→ EXERCISE DIRECTIONS: Look through the data below and return each line where "matplotlib" appears.

→ DATA LINES:
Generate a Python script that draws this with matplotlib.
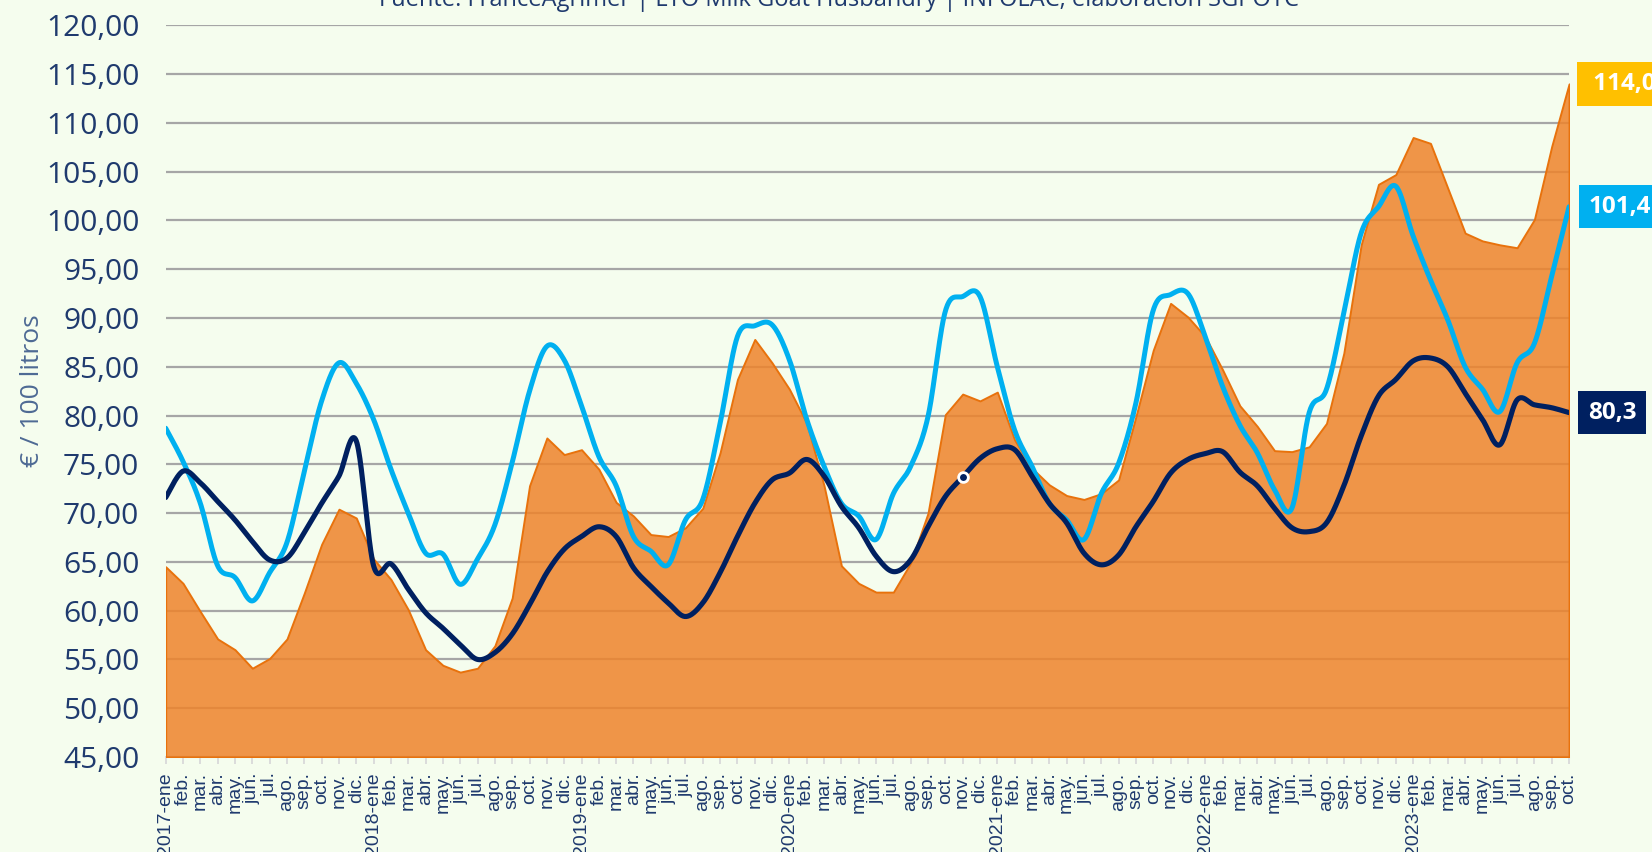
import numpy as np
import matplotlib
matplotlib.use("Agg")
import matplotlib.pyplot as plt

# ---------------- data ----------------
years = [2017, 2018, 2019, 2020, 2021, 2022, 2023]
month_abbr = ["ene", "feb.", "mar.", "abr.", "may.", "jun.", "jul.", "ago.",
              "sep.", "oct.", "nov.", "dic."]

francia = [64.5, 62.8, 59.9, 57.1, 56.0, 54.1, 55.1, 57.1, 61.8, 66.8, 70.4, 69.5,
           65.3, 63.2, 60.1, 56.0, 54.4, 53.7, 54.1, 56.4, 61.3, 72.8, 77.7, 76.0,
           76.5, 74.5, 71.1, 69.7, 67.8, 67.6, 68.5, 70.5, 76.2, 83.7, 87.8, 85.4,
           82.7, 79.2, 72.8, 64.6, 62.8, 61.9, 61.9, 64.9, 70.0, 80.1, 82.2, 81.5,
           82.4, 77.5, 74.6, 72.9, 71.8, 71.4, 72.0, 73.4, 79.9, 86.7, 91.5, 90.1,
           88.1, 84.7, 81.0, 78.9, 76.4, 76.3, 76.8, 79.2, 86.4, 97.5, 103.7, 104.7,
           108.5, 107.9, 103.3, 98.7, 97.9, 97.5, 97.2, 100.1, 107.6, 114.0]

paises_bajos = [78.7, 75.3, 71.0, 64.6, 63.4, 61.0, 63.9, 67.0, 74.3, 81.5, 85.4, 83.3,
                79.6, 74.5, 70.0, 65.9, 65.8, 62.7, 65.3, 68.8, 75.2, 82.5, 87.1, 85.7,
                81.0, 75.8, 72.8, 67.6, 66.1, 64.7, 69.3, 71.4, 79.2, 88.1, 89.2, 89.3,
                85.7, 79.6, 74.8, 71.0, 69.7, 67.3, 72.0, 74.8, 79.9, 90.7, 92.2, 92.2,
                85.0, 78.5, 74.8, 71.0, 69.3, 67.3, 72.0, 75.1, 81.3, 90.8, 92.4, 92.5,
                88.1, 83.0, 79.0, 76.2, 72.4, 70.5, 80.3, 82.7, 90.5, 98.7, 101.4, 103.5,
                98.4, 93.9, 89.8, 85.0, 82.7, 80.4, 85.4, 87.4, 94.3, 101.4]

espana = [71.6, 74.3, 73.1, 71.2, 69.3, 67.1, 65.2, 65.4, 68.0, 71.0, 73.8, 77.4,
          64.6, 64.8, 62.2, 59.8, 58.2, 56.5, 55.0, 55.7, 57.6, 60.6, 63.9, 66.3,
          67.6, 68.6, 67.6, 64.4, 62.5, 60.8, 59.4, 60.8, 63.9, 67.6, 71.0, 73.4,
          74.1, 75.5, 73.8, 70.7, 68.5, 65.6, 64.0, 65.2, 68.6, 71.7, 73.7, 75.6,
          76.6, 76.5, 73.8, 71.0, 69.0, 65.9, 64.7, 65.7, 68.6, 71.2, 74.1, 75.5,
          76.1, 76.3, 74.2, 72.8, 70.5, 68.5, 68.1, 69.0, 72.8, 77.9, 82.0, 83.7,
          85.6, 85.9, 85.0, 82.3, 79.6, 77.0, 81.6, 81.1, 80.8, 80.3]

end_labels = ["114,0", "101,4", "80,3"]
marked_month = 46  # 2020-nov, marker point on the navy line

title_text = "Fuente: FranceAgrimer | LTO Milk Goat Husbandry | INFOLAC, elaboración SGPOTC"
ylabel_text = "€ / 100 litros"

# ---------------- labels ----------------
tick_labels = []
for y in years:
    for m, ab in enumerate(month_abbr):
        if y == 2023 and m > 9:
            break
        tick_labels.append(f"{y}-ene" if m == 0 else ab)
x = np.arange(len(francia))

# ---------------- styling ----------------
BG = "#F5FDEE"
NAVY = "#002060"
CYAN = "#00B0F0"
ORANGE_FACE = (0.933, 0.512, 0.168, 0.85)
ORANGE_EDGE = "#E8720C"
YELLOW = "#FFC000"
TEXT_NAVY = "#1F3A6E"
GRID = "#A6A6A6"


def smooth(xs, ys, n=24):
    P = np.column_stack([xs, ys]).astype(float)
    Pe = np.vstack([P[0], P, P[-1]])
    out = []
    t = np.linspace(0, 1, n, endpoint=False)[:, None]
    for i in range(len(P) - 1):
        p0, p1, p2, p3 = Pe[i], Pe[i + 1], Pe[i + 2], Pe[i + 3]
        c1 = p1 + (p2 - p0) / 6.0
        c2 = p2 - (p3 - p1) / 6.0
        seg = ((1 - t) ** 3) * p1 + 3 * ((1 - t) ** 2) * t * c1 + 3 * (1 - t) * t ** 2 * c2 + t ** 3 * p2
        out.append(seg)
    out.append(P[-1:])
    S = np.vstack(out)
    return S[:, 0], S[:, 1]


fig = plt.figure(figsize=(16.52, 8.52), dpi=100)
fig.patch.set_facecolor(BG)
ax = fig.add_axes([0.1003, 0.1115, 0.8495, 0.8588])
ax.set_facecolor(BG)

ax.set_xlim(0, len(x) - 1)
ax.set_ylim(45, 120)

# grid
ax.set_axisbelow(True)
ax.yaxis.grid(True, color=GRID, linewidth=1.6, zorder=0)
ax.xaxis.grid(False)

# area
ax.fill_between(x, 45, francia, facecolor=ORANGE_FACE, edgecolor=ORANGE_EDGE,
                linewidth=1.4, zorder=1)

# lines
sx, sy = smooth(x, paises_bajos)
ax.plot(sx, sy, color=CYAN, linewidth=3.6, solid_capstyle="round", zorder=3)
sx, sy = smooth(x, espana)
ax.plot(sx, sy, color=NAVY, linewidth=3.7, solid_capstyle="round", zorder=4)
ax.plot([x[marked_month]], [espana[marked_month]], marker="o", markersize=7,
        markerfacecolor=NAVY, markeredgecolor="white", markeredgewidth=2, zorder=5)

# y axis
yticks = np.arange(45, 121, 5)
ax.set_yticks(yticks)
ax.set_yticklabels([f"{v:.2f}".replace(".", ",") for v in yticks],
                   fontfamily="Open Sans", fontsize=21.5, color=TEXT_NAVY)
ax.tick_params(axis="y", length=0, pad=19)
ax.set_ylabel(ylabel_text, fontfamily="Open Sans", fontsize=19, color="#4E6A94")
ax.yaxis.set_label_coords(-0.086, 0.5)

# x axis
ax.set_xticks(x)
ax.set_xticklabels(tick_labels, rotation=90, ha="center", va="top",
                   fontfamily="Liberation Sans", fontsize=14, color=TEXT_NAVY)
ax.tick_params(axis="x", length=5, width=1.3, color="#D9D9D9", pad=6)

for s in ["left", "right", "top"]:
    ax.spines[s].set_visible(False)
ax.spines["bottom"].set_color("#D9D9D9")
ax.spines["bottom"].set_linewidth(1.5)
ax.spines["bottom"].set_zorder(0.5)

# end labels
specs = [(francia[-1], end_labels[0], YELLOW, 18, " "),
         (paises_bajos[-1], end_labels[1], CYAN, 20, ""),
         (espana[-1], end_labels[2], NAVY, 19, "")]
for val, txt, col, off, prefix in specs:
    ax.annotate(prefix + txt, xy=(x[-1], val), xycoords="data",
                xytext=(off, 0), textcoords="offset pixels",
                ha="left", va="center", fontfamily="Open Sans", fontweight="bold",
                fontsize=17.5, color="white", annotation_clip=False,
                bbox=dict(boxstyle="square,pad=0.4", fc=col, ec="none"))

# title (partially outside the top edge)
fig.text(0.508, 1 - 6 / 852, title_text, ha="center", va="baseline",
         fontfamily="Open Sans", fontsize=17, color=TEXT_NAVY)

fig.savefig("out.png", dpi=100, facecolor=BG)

→ SOLUTION TO THIS EXERCISE:
Generate a Python script that draws this with matplotlib.
import matplotlib
matplotlib.use("Agg")
import matplotlib.pyplot as plt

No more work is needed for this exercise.